Objective - Leaving the pictures out, print the lines from the first line of the listing through the line containing "-0.025, 0.016, 0.006]", exactly as they read, and no others.

— START Raw data —

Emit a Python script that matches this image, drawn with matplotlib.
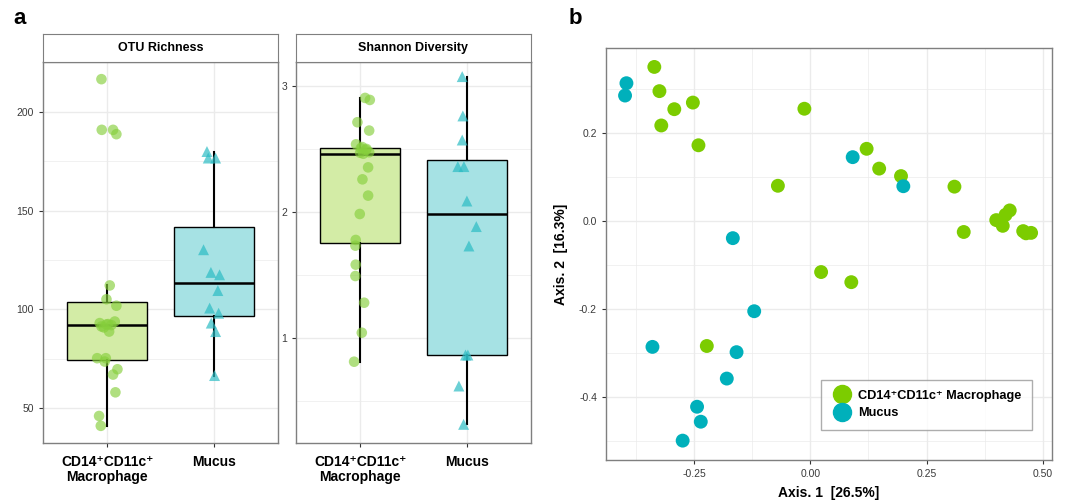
import numpy as np
import matplotlib
matplotlib.use("Agg")
import matplotlib.pyplot as plt
from matplotlib.lines import Line2D

plt.rcParams["font.family"] = ["Liberation Sans", "DejaVu Sans"]

GROUPS = ["CD14⁺CD11c⁺\nMacrophage", "Mucus"]
LEGEND_LABELS = ["CD14⁺CD11c⁺ Macrophage", "Mucus"]

# OTU richness + jitter offsets
otu_mac = [216.7, 191.0, 191.0, 188.8, 112.1, 105.1, 101.8, 93.8, 93.0, 92.3, 91.3, 88.7,
           75.2, 75.2, 73.5, 69.6, 66.9, 57.9, 45.9, 40.9, 90.8, 92.0, 92.5]
otu_mac_jit = [-0.053, -0.05, 0.056, 0.087, 0.025, -0.006, 0.087, 0.072, -0.069, -0.006, -0.053, 0.019,
               -0.093, -0.012, -0.022, 0.097, 0.056, 0.078, -0.075, -0.059, -0.03, 0.04, 0.01]
otu_muc = [180.0, 176.7, 176.7, 130.2, 118.7, 117.5, 109.5, 100.6, 98.0, 93.0, 88.7, 66.4]
otu_muc_jit = [-0.065, -0.053, 0.016, -0.097, -0.028, 0.053, 0.037, -0.040, 0.044, -0.025, 0.016, 0.006]

# Shannon diversity
sha_mac = [2.905, 2.889, 2.712, 2.646, 2.537, 2.505, 2.492, 2.474, 2.354, 2.259, 2.130, 1.984,
           1.778, 1.733, 1.582, 1.492, 1.280, 1.042, 0.812, 2.462, 2.470, 2.500, 2.515]
sha_mac_jit = [0.047, 0.091, -0.025, 0.085, -0.038, 0.006, 0.053, 0.085, 0.075, 0.022, 0.075, -0.003,
               -0.041, -0.044, -0.041, -0.044, 0.038, 0.016, -0.056, 0.03, 0.0, 0.06, 0.02]
sha_muc = [3.074, 2.762, 2.571, 2.360, 2.360, 2.087, 1.884, 1.730, 0.865, 0.865, 0.619, 0.315]
sha_muc_jit = [-0.044, -0.038, -0.044, -0.085, -0.028, 0.0, 0.088, 0.019, -0.013, 0.009, -0.075, -0.031]

# PCoA coordinates
pc_mac_x = [-0.336, -0.325, -0.321, -0.293, -0.253, -0.241, -0.013, -0.070, 0.121, 0.148, 0.195, 0.310,
            0.330, 0.023, 0.088, 0.400, 0.414, 0.420, 0.429, 0.458, 0.464, 0.475, -0.223]
pc_mac_y = [0.350, 0.295, 0.217, 0.254, 0.269, 0.172, 0.255, 0.080, 0.164, 0.119, 0.102, 0.078,
            -0.025, -0.116, -0.139, 0.002, -0.011, 0.014, 0.024, -0.023, -0.028, -0.027, -0.284]
pc_muc_x = [-0.396, -0.399, 0.091, 0.200, -0.167, -0.121, -0.340, -0.159, -0.180, -0.244, -0.236, -0.275]
pc_muc_y = [0.313, 0.285, 0.145, 0.079, -0.039, -0.205, -0.286, -0.298, -0.358, -0.422, -0.456, -0.499]

GREEN_BOX = "#d3eca6"
TEAL_BOX = "#a6e2e4"
GREEN_PT = "#86cf3c"
TEAL_PT = "#2cbcc4"
GREEN_B = "#7ccc00"
TEAL_B = "#00b0bb"
GRID = "#ebebeb"
BORDER = "#7f7f7f"

W, H = 1077, 500
fig = plt.figure(figsize=(W / 100, H / 100), dpi=100)


def frac(l, t, r, b):
    return [l / W, 1 - b / H, (r - l) / W, (b - t) / H]


def style_axes(ax):
    for s in ax.spines.values():
        s.set_color(BORDER)
        s.set_linewidth(1.0)
    ax.set_axisbelow(True)
    ax.grid(which="major", color=GRID, lw=1.0)
    ax.grid(which="minor", color=GRID, lw=0.5)
    ax.tick_params(which="major", length=3, color="#333333", labelsize=7.5, labelcolor="#3a3a3a")
    ax.tick_params(which="minor", length=0)


def strip(l, r, title):
    sax = fig.add_axes(frac(l, 34, r, 62))
    sax.set_xticks([])
    sax.set_yticks([])
    for s in sax.spines.values():
        s.set_color(BORDER)
    sax.text(0.5, 0.5, title, ha="center", va="center", fontsize=9, fontweight="bold")


def box_panel(ax, mac, mac_j, muc, muc_j, ylim, yticks, yminor):
    bp = ax.boxplot([mac, muc], positions=[1, 2], widths=0.75, patch_artist=True,
                    showfliers=False, showcaps=False, whis=1.5,
                    medianprops=dict(color="black", lw=1.8),
                    boxprops=dict(edgecolor="black", lw=1.0),
                    whiskerprops=dict(color="black", lw=1.5), zorder=2)
    bp["boxes"][0].set_facecolor(GREEN_BOX)
    bp["boxes"][1].set_facecolor(TEAL_BOX)
    ax.scatter(1 + np.array(mac_j), mac, s=58, marker="o", color=GREEN_PT, alpha=0.65,
               edgecolors="none", zorder=3)
    ax.scatter(2 + np.array(muc_j), muc, s=62, marker="^", color=TEAL_PT, alpha=0.7,
               edgecolors="none", zorder=3)
    ax.set_xlim(0.4, 2.6)
    ax.set_ylim(*ylim)
    ax.set_yticks(yticks)
    ax.set_yticks(yminor, minor=True)
    ax.set_xticks([1, 2])
    ax.set_xticklabels(GROUPS, fontsize=10, fontweight="bold", color="black", linespacing=1.05)
    style_axes(ax)
    ax.tick_params(axis="x", labelsize=10, labelcolor="black", pad=6)


# panel a: OTU richness
ax1 = fig.add_axes(frac(43, 62, 278, 443))
box_panel(ax1, otu_mac, otu_mac_jit, otu_muc, otu_muc_jit, (32.2, 225.4),
          [50, 100, 150, 200], [75, 125, 175])
strip(43, 278, "OTU Richness")

# panel a: Shannon diversity
ax2 = fig.add_axes(frac(296, 62, 531, 443))
box_panel(ax2, sha_mac, sha_mac_jit, sha_muc, sha_muc_jit, (0.167, 3.19),
          [1, 2, 3], [0.5, 1.5, 2.5])
strip(296, 531, "Shannon Diversity")

# panel b: PCoA
ax3 = fig.add_axes(frac(606, 48, 1052, 460))
ax3.scatter(pc_mac_x, pc_mac_y, s=100, color=GREEN_B, edgecolors="none", zorder=3)
ax3.scatter(pc_muc_x, pc_muc_y, s=100, color=TEAL_B, edgecolors="none", zorder=3)
ax3.set_xlim(-0.44, 0.52)
ax3.set_ylim(-0.543, 0.393)
ax3.set_xticks([-0.25, 0.0, 0.25, 0.50])
ax3.set_xticklabels(["-0.25", "0.00", "0.25", "0.50"])
ax3.set_xticks([-0.375, -0.125, 0.125, 0.375], minor=True)
ax3.set_yticks([-0.4, -0.2, 0.0, 0.2])
ax3.set_yticklabels(["-0.4", "-0.2", "0.0", "0.2"])
ax3.set_yticks([-0.5, -0.3, -0.1, 0.1, 0.3], minor=True)
style_axes(ax3)
ax3.set_xlabel("Axis. 1  [26.5%]", fontsize=10, fontweight="bold", labelpad=5)
ax3.set_ylabel("Axis. 2  [16.3%]", fontsize=10, fontweight="bold", labelpad=8)

handles = [Line2D([], [], marker="o", ls="none", color=c, markersize=13)
           for c in (GREEN_B, TEAL_B)]
leg = ax3.legend(handles, LEGEND_LABELS, loc="lower right", bbox_to_anchor=(0.969, 0.058),
                 frameon=True, fancybox=False, edgecolor="#999999", handletextpad=0.5,
                 handlelength=1.6, labelspacing=0.45, borderpad=0.8,
                 prop=dict(size=9.2, weight="bold"))

fig.text(20 / W, 1 - 18 / H, "a", fontsize=16, fontweight="bold", ha="center", va="center")
fig.text(575 / W, 1 - 18 / H, "b", fontsize=16, fontweight="bold", ha="center", va="center")

fig.savefig("out.png", dpi=100)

— END Raw data —

Exercise output -
Emit a Python script that matches this image, drawn with matplotlib.
import numpy as np
import matplotlib
matplotlib.use("Agg")
import matplotlib.pyplot as plt
from matplotlib.lines import Line2D

plt.rcParams["font.family"] = ["Liberation Sans", "DejaVu Sans"]

GROUPS = ["CD14⁺CD11c⁺\nMacrophage", "Mucus"]
LEGEND_LABELS = ["CD14⁺CD11c⁺ Macrophage", "Mucus"]

# OTU richness + jitter offsets
otu_mac = [216.7, 191.0, 191.0, 188.8, 112.1, 105.1, 101.8, 93.8, 93.0, 92.3, 91.3, 88.7,
           75.2, 75.2, 73.5, 69.6, 66.9, 57.9, 45.9, 40.9, 90.8, 92.0, 92.5]
otu_mac_jit = [-0.053, -0.05, 0.056, 0.087, 0.025, -0.006, 0.087, 0.072, -0.069, -0.006, -0.053, 0.019,
               -0.093, -0.012, -0.022, 0.097, 0.056, 0.078, -0.075, -0.059, -0.03, 0.04, 0.01]
otu_muc = [180.0, 176.7, 176.7, 130.2, 118.7, 117.5, 109.5, 100.6, 98.0, 93.0, 88.7, 66.4]
otu_muc_jit = [-0.065, -0.053, 0.016, -0.097, -0.028, 0.053, 0.037, -0.040, 0.044, -0.025, 0.016, 0.006]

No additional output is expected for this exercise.